-- BEGIN Given material --

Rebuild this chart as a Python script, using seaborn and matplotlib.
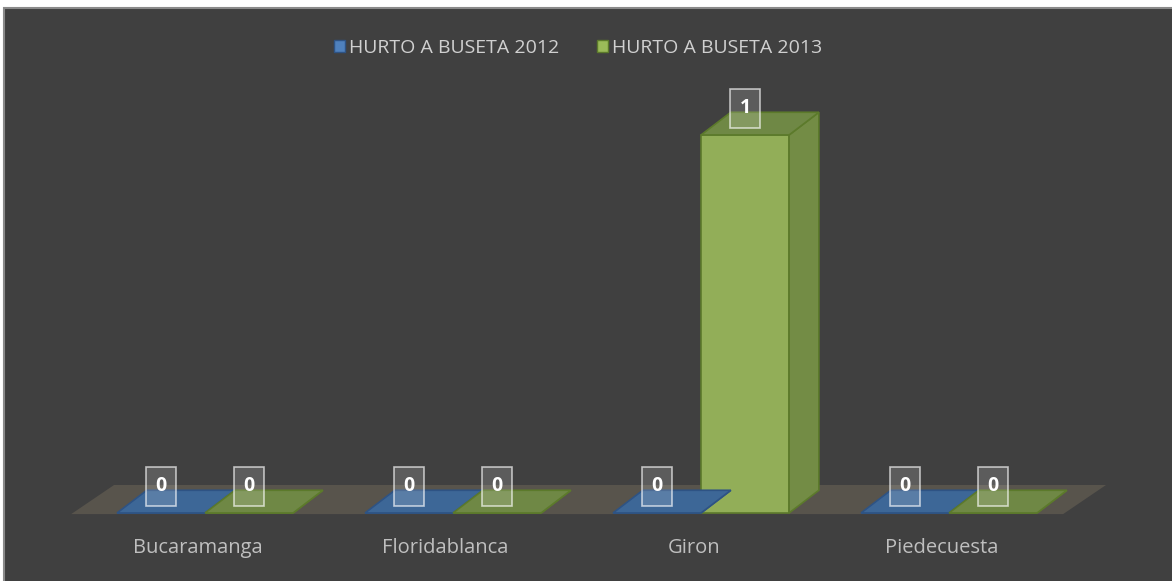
import numpy as np
import pandas as pd
import seaborn as sns
import matplotlib.pyplot as plt
from matplotlib.patches import Polygon, Patch, Rectangle

municipios = ["Bucaramanga", "Floridablanca", "Giron", "Piedecuesta"]
hurto_2012 = [0, 0, 0, 0]
hurto_2013 = [0, 0, 1, 0]
series = ["HURTO A BUSETA 2012", "HURTO A BUSETA 2013"]

df = pd.DataFrame({
    "municipio": municipios * 2,
    "casos": hurto_2012 + hurto_2013,
    "serie": [series[0]] * 4 + [series[1]] * 4,
})

bg = "#404040"
front = ["#4a78ae", "#92ae58"]
top = ["#3d6797", "#6f8845"]
side = ["#3a5f8a", "#738c45"]
edge = ["#2e5384", "#5c7a2b"]
legend_col = ["#4f81bd", "#9bbb59"]

sns.set_style("dark")
plt.rcParams["font.family"] = ["Open Sans", "DejaVu Sans"]

fig = plt.figure(figsize=(11.72, 5.81), dpi=100)
fig.patch.set_facecolor("white")
ax = fig.add_axes([0, 0, 1, 1])
ax.set_facecolor("none")
fig.patches.append(Rectangle((4 / 1172, -0.05), 1.1, 1.05 - 8 / 581, transform=fig.transFigure,
                             facecolor=bg, edgecolor="#8a8a8a", lw=1.5, zorder=-10))

sns.barplot(data=df, x="municipio", y="casos", hue="serie", palette=front,
            width=0.71, ax=ax, legend=False, zorder=3, saturation=1)

ax.set_xlim(-0.827, 3.899)
ax.set_ylim(-0.18, 1.357)
for s in ax.spines.values():
    s.set_visible(False)
ax.set_xticks([])
ax.set_yticks([])
ax.set_xlabel("")
ax.set_ylabel("")
ax.grid(False)

# floor
n = len(municipios)
fdx, fdy = 0.173, 0.077
ax.add_patch(Polygon([(-0.54, -0.003), (n - 0.54, -0.003), (n - 0.54 + fdx, fdy - 0.003),
                      (-0.54 + fdx, fdy - 0.003)], closed=True, fc="#58544c", ec="none", zorder=1))

# 3d faces
bdx, bdy = 0.12, 0.06
for k, cont in enumerate(ax.containers):
    for p in cont.patches:
        x0 = p.get_x()
        w = p.get_width()
        h = p.get_height()
        p.set_edgecolor(edge[k])
        p.set_linewidth(1.2)
        ax.add_patch(Polygon([(x0 + w, 0), (x0 + w + bdx, bdy), (x0 + w + bdx, h + bdy), (x0 + w, h)],
                             closed=True, fc=side[k], ec=edge[k], lw=1.2, zorder=3))
        ax.add_patch(Polygon([(x0, h), (x0 + w, h), (x0 + w + bdx, h + bdy), (x0 + bdx, h + bdy)],
                             closed=True, fc=top[k], ec=edge[k], lw=1.2, zorder=3))
    ax.bar_label(cont, padding=12, color="white", fontweight="bold", fontsize=14, zorder=6,
                 bbox=dict(boxstyle="square,pad=0.5", fc=(1, 1, 1, 0.15), ec=(1, 1, 1, 0.65), lw=1.2))

for i, m in enumerate(municipios):
    ax.text(i - 0.03, -0.093, m, ha="center", va="center", color="#bfbfbf", fontsize=14.5)

handles = [Patch(fc=legend_col[k], ec=edge[k], lw=1) for k in range(2)]
ax.legend(handles, series, loc="center", bbox_to_anchor=(0.5 - 8 / 1172, 1 - 48 / 581), ncol=2,
          frameon=False, labelcolor="#d0d0d0", fontsize=14, handlelength=0.6, handleheight=0.6,
          handletextpad=0.2, columnspacing=1.9)

fig.savefig("out.png", dpi=100)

-- END Given material --

→ **Aim**:
Copy the listing over exactly, skipping the pictures it holds.

→ **Answer**:
Rebuild this chart as a Python script, using seaborn and matplotlib.
import numpy as np
import pandas as pd
import seaborn as sns
import matplotlib.pyplot as plt
from matplotlib.patches import Polygon, Patch, Rectangle

municipios = ["Bucaramanga", "Floridablanca", "Giron", "Piedecuesta"]
hurto_2012 = [0, 0, 0, 0]
hurto_2013 = [0, 0, 1, 0]
series = ["HURTO A BUSETA 2012", "HURTO A BUSETA 2013"]

df = pd.DataFrame({
    "municipio": municipios * 2,
    "casos": hurto_2012 + hurto_2013,
    "serie": [series[0]] * 4 + [series[1]] * 4,
})

bg = "#404040"
front = ["#4a78ae", "#92ae58"]
top = ["#3d6797", "#6f8845"]
side = ["#3a5f8a", "#738c45"]
edge = ["#2e5384", "#5c7a2b"]
legend_col = ["#4f81bd", "#9bbb59"]

sns.set_style("dark")
plt.rcParams["font.family"] = ["Open Sans", "DejaVu Sans"]

fig = plt.figure(figsize=(11.72, 5.81), dpi=100)
fig.patch.set_facecolor("white")
ax = fig.add_axes([0, 0, 1, 1])
ax.set_facecolor("none")
fig.patches.append(Rectangle((4 / 1172, -0.05), 1.1, 1.05 - 8 / 581, transform=fig.transFigure,
                             facecolor=bg, edgecolor="#8a8a8a", lw=1.5, zorder=-10))

sns.barplot(data=df, x="municipio", y="casos", hue="serie", palette=front,
            width=0.71, ax=ax, legend=False, zorder=3, saturation=1)

ax.set_xlim(-0.827, 3.899)
ax.set_ylim(-0.18, 1.357)
for s in ax.spines.values():
    s.set_visible(False)
ax.set_xticks([])
ax.set_yticks([])
ax.set_xlabel("")
ax.set_ylabel("")
ax.grid(False)

# floor
n = len(municipios)
fdx, fdy = 0.173, 0.077
ax.add_patch(Polygon([(-0.54, -0.003), (n - 0.54, -0.003), (n - 0.54 + fdx, fdy - 0.003),
                      (-0.54 + fdx, fdy - 0.003)], closed=True, fc="#58544c", ec="none", zorder=1))

# 3d faces
bdx, bdy = 0.12, 0.06
for k, cont in enumerate(ax.containers):
    for p in cont.patches:
        x0 = p.get_x()
        w = p.get_width()
        h = p.get_height()
        p.set_edgecolor(edge[k])
        p.set_linewidth(1.2)
        ax.add_patch(Polygon([(x0 + w, 0), (x0 + w + bdx, bdy), (x0 + w + bdx, h + bdy), (x0 + w, h)],
                             closed=True, fc=side[k], ec=edge[k], lw=1.2, zorder=3))
        ax.add_patch(Polygon([(x0, h), (x0 + w, h), (x0 + w + bdx, h + bdy), (x0 + bdx, h + bdy)],
                             closed=True, fc=top[k], ec=edge[k], lw=1.2, zorder=3))
    ax.bar_label(cont, padding=12, color="white", fontweight="bold", fontsize=14, zorder=6,
                 bbox=dict(boxstyle="square,pad=0.5", fc=(1, 1, 1, 0.15), ec=(1, 1, 1, 0.65), lw=1.2))

for i, m in enumerate(municipios):
    ax.text(i - 0.03, -0.093, m, ha="center", va="center", color="#bfbfbf", fontsize=14.5)

handles = [Patch(fc=legend_col[k], ec=edge[k], lw=1) for k in range(2)]
ax.legend(handles, series, loc="center", bbox_to_anchor=(0.5 - 8 / 1172, 1 - 48 / 581), ncol=2,
          frameon=False, labelcolor="#d0d0d0", fontsize=14, handlelength=0.6, handleheight=0.6,
          handletextpad=0.2, columnspacing=1.9)

fig.savefig("out.png", dpi=100)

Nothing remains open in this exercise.